→ Task prompt:
Only the pictures are to be left out; set down the rest of the records exactly.

[Records with drawing code]
========================

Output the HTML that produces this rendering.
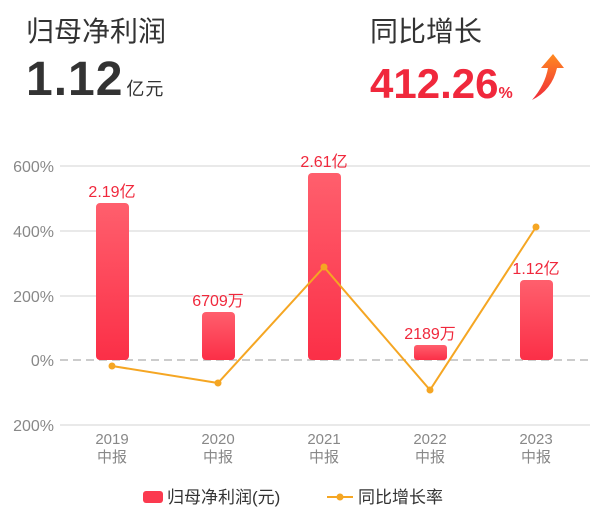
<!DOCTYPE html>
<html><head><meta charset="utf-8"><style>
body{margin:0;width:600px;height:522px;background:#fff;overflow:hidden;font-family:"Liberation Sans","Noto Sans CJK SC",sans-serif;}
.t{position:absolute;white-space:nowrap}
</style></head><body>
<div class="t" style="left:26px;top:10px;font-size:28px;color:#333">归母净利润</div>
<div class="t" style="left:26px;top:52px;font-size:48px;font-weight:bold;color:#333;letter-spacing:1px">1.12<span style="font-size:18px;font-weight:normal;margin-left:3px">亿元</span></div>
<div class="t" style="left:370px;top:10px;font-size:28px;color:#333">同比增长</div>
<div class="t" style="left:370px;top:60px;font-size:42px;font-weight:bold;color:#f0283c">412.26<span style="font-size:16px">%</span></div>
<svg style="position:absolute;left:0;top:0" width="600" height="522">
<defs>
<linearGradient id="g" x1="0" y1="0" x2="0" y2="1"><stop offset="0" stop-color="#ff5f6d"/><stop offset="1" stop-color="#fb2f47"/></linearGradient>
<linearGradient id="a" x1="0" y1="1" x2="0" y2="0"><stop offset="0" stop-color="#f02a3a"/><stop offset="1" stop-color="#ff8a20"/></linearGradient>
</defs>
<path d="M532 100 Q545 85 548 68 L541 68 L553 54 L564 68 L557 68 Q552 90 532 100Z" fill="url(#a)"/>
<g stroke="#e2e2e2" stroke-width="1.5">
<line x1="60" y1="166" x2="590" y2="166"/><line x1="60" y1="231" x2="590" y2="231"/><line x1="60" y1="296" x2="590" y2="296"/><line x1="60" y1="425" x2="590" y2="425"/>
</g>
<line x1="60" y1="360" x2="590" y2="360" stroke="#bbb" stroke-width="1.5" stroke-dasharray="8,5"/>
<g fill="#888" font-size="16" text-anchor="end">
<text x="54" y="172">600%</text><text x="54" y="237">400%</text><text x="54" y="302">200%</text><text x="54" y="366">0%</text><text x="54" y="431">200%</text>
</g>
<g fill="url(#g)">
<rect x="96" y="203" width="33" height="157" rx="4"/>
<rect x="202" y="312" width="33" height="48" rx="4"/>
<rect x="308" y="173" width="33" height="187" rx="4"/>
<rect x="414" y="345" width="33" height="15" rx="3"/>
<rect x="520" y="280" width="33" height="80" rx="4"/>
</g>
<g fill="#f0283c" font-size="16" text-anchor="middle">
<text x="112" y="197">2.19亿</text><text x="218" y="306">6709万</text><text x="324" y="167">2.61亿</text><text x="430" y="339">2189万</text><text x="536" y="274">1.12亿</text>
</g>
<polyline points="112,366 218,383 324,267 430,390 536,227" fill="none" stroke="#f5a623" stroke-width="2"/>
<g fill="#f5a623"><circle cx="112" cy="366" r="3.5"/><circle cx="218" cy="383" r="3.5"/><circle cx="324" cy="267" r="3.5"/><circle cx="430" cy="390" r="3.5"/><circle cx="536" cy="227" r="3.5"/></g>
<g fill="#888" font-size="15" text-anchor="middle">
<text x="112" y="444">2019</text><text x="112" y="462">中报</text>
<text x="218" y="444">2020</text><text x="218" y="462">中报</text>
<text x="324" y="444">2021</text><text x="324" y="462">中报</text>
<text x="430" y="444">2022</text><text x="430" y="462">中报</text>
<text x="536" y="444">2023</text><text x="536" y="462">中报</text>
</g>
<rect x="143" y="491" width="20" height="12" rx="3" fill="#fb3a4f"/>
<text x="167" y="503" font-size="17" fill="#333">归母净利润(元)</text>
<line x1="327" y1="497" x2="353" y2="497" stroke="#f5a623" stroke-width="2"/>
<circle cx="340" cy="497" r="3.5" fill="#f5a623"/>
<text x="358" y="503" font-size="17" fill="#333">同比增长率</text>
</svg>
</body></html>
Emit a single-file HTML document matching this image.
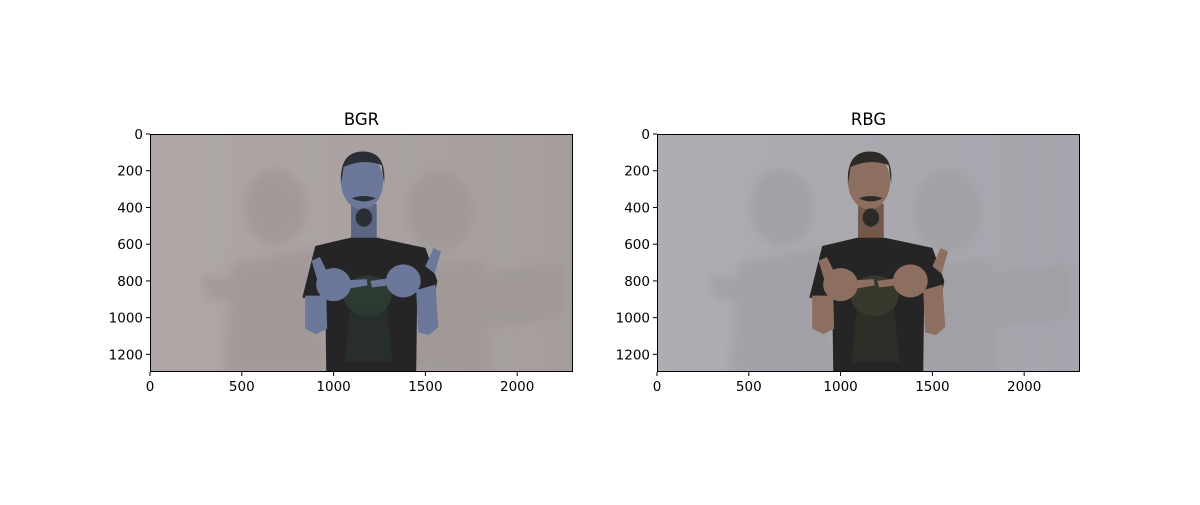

========================

→ Written response:
Output the HTML that produces this rendering.
<!DOCTYPE html>
<html><head><meta charset="utf-8"><style>
body{margin:0;width:600px;height:522px;background:#fff;overflow:hidden;font-family:"Liberation Sans","Noto Sans CJK SC",sans-serif;}
.t{position:absolute;white-space:nowrap}
</style></head><body>
<div class="t" style="left:26px;top:10px;font-size:28px;color:#333">归母净利润</div>
<div class="t" style="left:26px;top:52px;font-size:48px;font-weight:bold;color:#333;letter-spacing:1px">1.12<span style="font-size:18px;font-weight:normal;margin-left:3px">亿元</span></div>
<div class="t" style="left:370px;top:10px;font-size:28px;color:#333">同比增长</div>
<div class="t" style="left:370px;top:60px;font-size:42px;font-weight:bold;color:#f0283c">412.26<span style="font-size:16px">%</span></div>
<svg style="position:absolute;left:0;top:0" width="600" height="522">
<defs>
<linearGradient id="g" x1="0" y1="0" x2="0" y2="1"><stop offset="0" stop-color="#ff5f6d"/><stop offset="1" stop-color="#fb2f47"/></linearGradient>
<linearGradient id="a" x1="0" y1="1" x2="0" y2="0"><stop offset="0" stop-color="#f02a3a"/><stop offset="1" stop-color="#ff8a20"/></linearGradient>
</defs>
<path d="M532 100 Q545 85 548 68 L541 68 L553 54 L564 68 L557 68 Q552 90 532 100Z" fill="url(#a)"/>
<g stroke="#e2e2e2" stroke-width="1.5">
<line x1="60" y1="166" x2="590" y2="166"/><line x1="60" y1="231" x2="590" y2="231"/><line x1="60" y1="296" x2="590" y2="296"/><line x1="60" y1="425" x2="590" y2="425"/>
</g>
<line x1="60" y1="360" x2="590" y2="360" stroke="#bbb" stroke-width="1.5" stroke-dasharray="8,5"/>
<g fill="#888" font-size="16" text-anchor="end">
<text x="54" y="172">600%</text><text x="54" y="237">400%</text><text x="54" y="302">200%</text><text x="54" y="366">0%</text><text x="54" y="431">200%</text>
</g>
<g fill="url(#g)">
<rect x="96" y="203" width="33" height="157" rx="4"/>
<rect x="202" y="312" width="33" height="48" rx="4"/>
<rect x="308" y="173" width="33" height="187" rx="4"/>
<rect x="414" y="345" width="33" height="15" rx="3"/>
<rect x="520" y="280" width="33" height="80" rx="4"/>
</g>
<g fill="#f0283c" font-size="16" text-anchor="middle">
<text x="112" y="197">2.19亿</text><text x="218" y="306">6709万</text><text x="324" y="167">2.61亿</text><text x="430" y="339">2189万</text><text x="536" y="274">1.12亿</text>
</g>
<polyline points="112,366 218,383 324,267 430,390 536,227" fill="none" stroke="#f5a623" stroke-width="2"/>
<g fill="#f5a623"><circle cx="112" cy="366" r="3.5"/><circle cx="218" cy="383" r="3.5"/><circle cx="324" cy="267" r="3.5"/><circle cx="430" cy="390" r="3.5"/><circle cx="536" cy="227" r="3.5"/></g>
<g fill="#888" font-size="15" text-anchor="middle">
<text x="112" y="444">2019</text><text x="112" y="462">中报</text>
<text x="218" y="444">2020</text><text x="218" y="462">中报</text>
<text x="324" y="444">2021</text><text x="324" y="462">中报</text>
<text x="430" y="444">2022</text><text x="430" y="462">中报</text>
<text x="536" y="444">2023</text><text x="536" y="462">中报</text>
</g>
<rect x="143" y="491" width="20" height="12" rx="3" fill="#fb3a4f"/>
<text x="167" y="503" font-size="17" fill="#333">归母净利润(元)</text>
<line x1="327" y1="497" x2="353" y2="497" stroke="#f5a623" stroke-width="2"/>
<circle cx="340" cy="497" r="3.5" fill="#f5a623"/>
<text x="358" y="503" font-size="17" fill="#333">同比增长率</text>
</svg>
</body></html>
Emit a single-file HTML document matching this image.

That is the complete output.